- EXERCISE INSTRUCTIONS
Pull out every line below containing the word "that".

- MATERIAL SHOWN
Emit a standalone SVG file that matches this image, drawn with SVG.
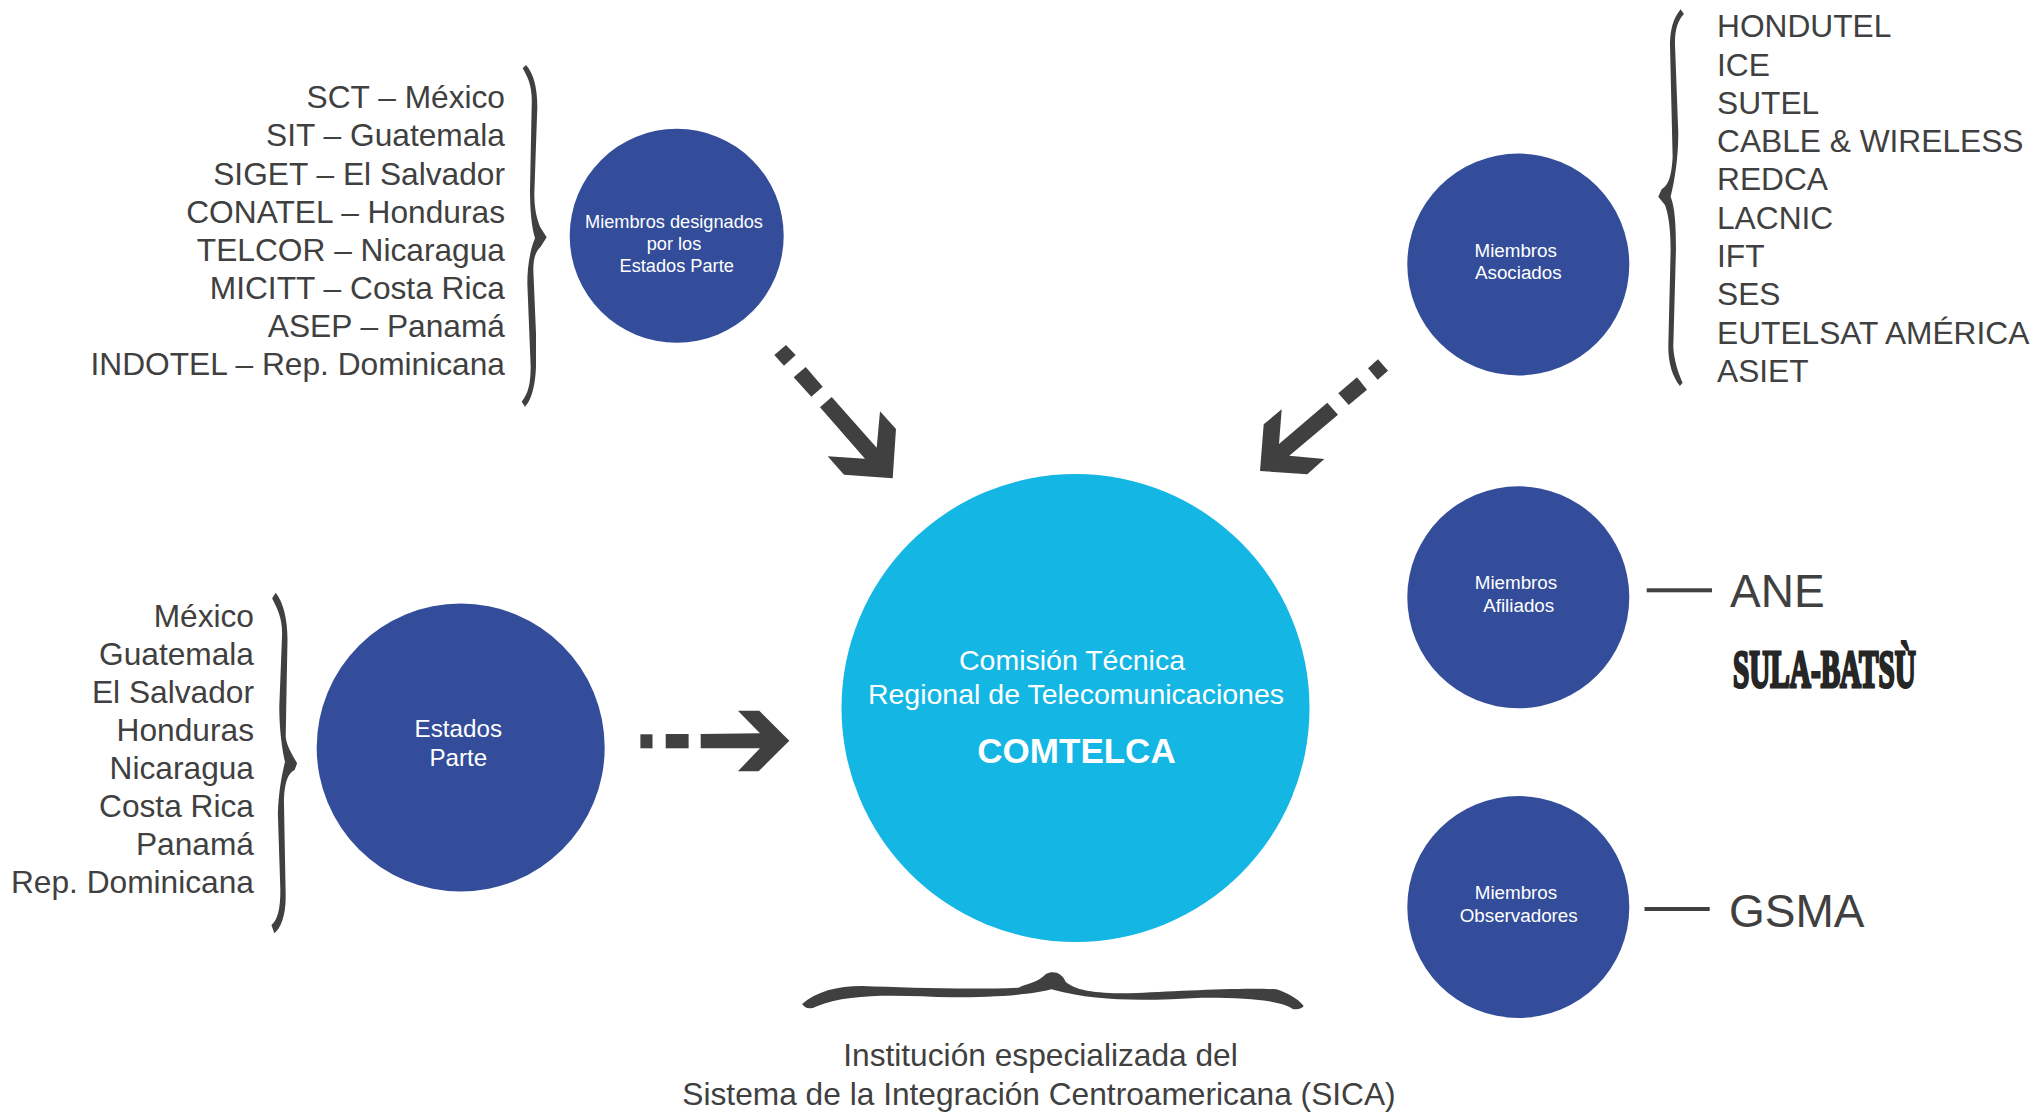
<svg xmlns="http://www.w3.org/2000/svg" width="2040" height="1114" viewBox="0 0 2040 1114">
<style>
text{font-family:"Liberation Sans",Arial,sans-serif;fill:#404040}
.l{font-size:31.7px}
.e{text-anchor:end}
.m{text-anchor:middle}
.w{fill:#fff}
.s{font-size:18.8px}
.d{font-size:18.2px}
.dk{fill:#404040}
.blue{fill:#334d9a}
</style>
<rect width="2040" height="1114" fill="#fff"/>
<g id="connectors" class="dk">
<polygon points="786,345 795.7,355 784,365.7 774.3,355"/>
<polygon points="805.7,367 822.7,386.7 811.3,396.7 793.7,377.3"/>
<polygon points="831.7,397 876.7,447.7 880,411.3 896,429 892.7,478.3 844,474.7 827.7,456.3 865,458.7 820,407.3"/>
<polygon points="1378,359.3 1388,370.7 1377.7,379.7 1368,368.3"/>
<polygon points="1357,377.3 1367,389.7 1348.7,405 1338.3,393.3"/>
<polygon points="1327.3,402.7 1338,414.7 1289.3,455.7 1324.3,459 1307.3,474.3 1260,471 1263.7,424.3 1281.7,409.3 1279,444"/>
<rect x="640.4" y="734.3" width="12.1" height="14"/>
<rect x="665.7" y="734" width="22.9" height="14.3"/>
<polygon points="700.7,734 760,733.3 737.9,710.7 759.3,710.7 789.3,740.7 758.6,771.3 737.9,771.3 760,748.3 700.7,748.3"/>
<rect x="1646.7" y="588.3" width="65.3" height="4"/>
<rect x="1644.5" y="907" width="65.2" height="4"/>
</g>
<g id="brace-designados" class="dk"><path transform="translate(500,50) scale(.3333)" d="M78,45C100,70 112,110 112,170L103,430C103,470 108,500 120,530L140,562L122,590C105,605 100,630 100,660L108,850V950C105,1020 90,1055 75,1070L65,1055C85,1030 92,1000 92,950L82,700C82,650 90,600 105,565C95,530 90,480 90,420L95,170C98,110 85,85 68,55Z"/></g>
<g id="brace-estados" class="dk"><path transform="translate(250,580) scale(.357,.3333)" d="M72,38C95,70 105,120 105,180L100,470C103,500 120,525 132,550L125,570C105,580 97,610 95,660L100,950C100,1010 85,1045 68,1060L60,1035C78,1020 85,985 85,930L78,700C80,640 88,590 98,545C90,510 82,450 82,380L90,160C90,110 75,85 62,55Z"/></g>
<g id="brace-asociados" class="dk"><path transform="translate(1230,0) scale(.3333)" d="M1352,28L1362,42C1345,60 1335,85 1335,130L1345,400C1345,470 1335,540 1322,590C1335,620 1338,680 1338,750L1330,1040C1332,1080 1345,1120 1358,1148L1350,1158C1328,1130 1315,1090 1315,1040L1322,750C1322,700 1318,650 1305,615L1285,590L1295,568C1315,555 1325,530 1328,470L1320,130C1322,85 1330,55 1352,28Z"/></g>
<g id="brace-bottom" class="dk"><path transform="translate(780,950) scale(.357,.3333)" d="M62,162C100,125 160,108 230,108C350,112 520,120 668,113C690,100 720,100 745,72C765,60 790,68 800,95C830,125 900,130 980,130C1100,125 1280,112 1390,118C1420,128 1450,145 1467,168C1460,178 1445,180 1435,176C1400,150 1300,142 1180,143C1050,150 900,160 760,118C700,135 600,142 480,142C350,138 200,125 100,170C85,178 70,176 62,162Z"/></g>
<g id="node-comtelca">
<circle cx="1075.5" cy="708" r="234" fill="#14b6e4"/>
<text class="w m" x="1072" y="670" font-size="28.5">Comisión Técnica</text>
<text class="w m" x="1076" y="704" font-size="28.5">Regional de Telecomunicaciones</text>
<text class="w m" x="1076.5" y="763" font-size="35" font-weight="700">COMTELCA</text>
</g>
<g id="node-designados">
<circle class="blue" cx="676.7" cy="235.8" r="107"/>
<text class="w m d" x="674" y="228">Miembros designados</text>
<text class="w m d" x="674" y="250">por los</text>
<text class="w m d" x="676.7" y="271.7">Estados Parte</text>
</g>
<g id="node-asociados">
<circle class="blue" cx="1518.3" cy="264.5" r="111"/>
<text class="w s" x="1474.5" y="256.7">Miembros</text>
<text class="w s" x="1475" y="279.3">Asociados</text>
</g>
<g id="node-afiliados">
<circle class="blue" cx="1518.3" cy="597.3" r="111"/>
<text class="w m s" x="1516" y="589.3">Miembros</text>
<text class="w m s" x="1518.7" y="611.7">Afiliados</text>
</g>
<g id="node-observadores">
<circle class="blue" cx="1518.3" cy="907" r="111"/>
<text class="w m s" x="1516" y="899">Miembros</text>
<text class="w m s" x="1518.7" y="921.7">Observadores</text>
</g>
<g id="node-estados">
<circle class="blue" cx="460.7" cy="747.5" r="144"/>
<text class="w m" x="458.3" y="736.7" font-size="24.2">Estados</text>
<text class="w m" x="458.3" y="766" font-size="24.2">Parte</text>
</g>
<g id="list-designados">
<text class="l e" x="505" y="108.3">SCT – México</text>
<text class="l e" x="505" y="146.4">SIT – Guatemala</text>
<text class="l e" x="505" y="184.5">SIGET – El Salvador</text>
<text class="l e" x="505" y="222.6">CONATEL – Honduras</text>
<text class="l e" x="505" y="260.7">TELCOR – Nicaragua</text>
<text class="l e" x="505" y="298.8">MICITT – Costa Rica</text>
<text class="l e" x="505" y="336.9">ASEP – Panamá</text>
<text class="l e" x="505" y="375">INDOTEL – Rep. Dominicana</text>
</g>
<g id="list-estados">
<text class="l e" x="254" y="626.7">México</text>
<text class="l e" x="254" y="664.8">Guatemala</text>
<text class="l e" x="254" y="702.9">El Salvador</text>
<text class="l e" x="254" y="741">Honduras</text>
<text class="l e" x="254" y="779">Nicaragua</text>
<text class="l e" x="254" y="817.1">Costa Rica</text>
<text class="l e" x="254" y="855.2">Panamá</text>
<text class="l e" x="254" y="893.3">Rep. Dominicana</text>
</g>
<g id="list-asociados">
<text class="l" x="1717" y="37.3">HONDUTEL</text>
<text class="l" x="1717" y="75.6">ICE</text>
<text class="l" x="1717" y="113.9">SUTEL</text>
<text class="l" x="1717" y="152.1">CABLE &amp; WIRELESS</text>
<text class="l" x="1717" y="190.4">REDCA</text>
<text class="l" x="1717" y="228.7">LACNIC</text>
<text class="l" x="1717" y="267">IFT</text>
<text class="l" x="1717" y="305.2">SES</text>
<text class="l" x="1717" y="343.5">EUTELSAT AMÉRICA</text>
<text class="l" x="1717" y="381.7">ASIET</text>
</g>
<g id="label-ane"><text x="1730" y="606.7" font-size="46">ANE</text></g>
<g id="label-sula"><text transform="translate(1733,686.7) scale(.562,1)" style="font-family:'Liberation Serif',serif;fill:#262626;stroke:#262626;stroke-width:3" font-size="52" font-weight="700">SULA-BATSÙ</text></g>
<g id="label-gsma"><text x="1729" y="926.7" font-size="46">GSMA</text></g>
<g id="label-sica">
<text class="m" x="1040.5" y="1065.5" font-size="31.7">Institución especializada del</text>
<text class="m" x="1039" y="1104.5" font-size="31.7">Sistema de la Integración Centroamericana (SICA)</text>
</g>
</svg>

* * *

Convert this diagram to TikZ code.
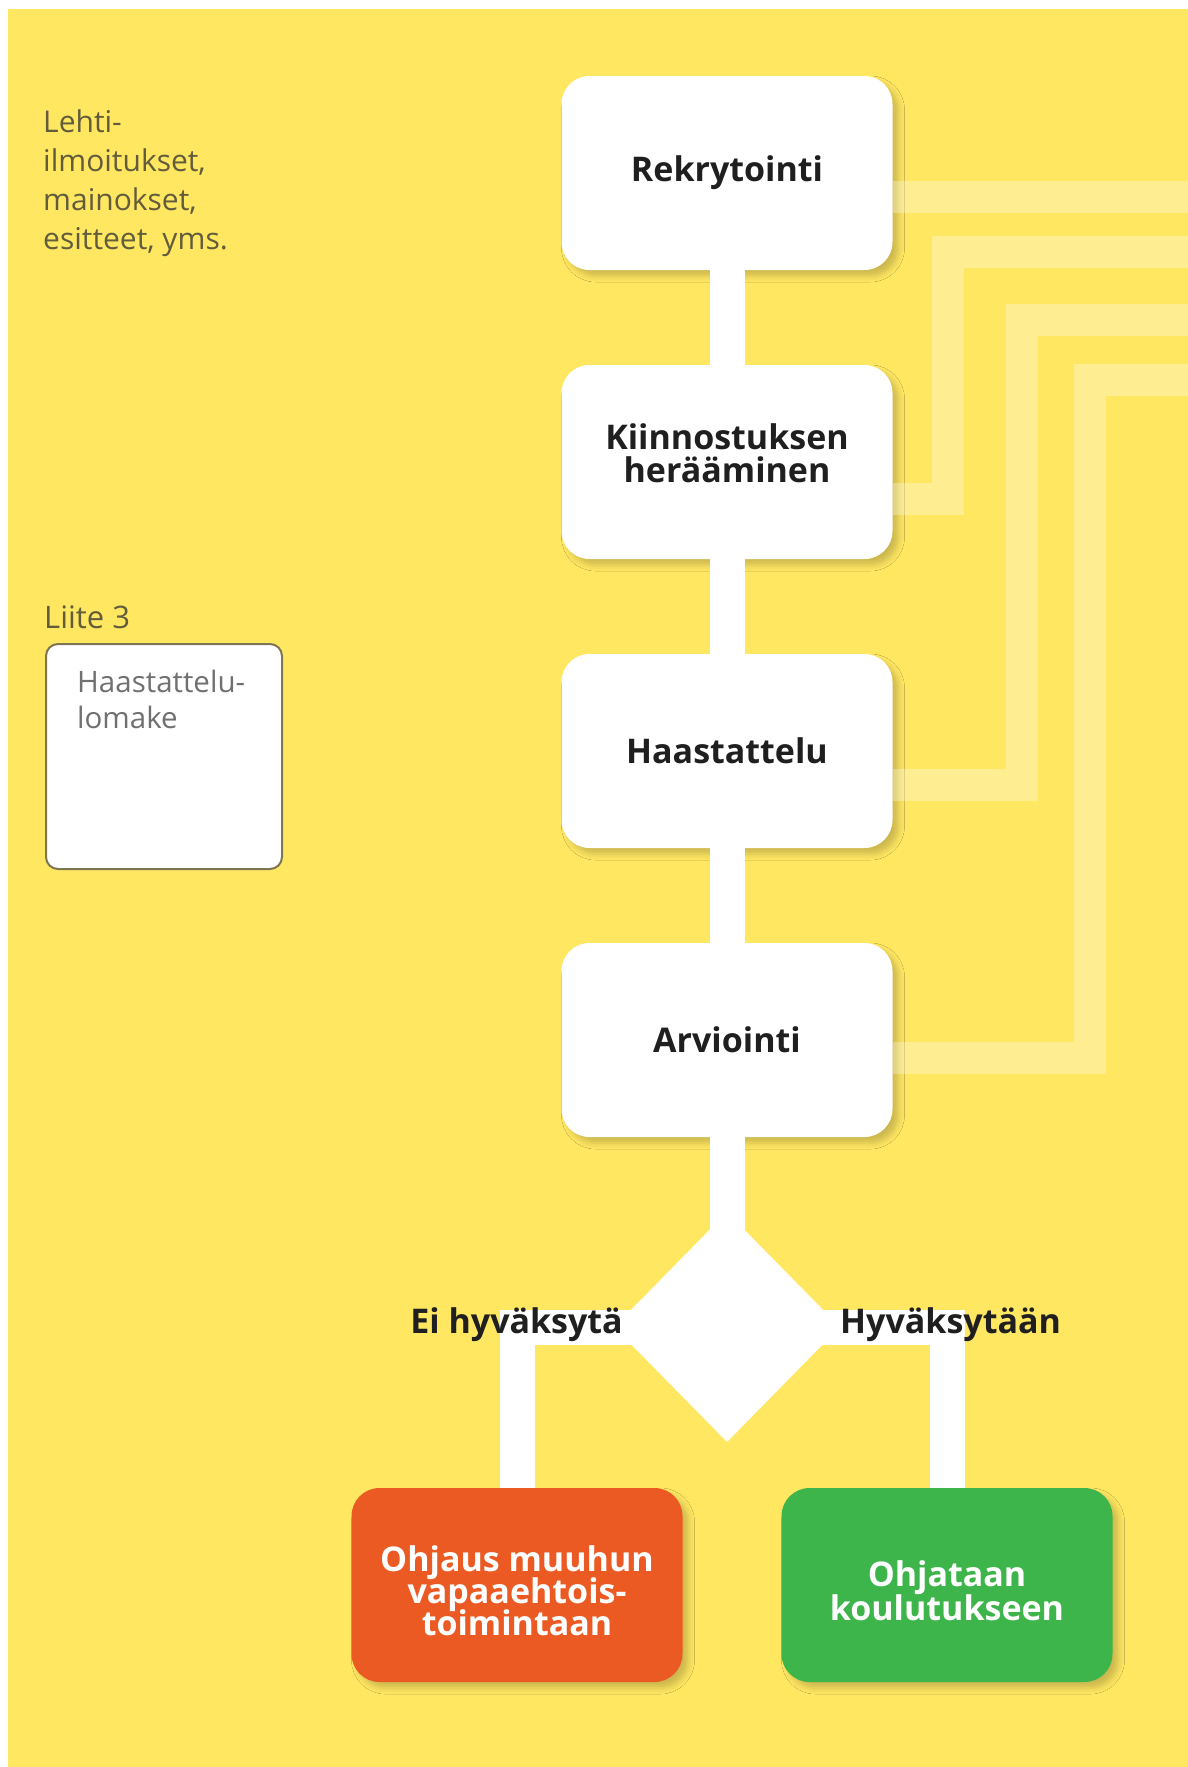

--

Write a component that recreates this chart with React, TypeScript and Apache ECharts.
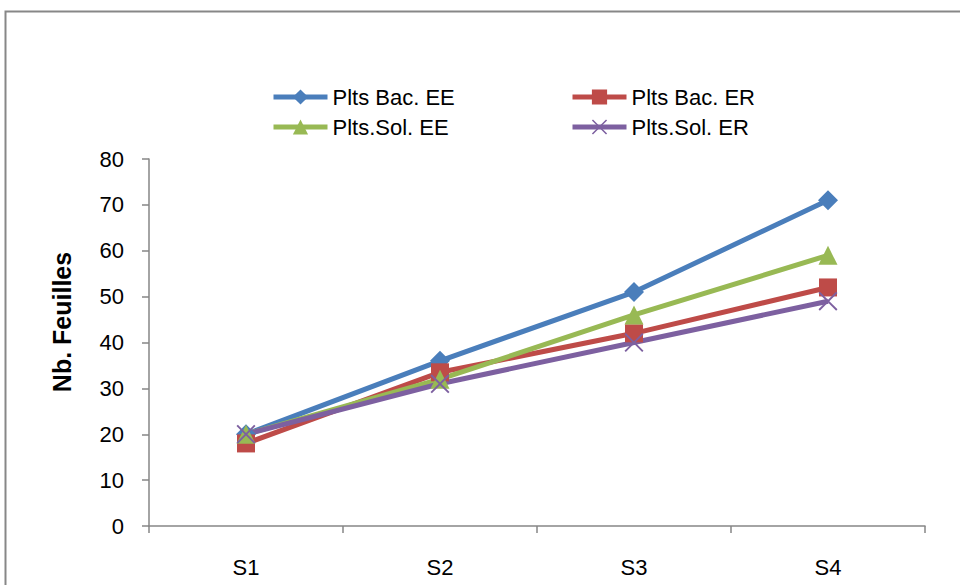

- THE RESULT
Emit a standalone SVG file that matches this image, drawn with SVG.
Write a component that recreates this chart with React, TypeScript and Apache ECharts.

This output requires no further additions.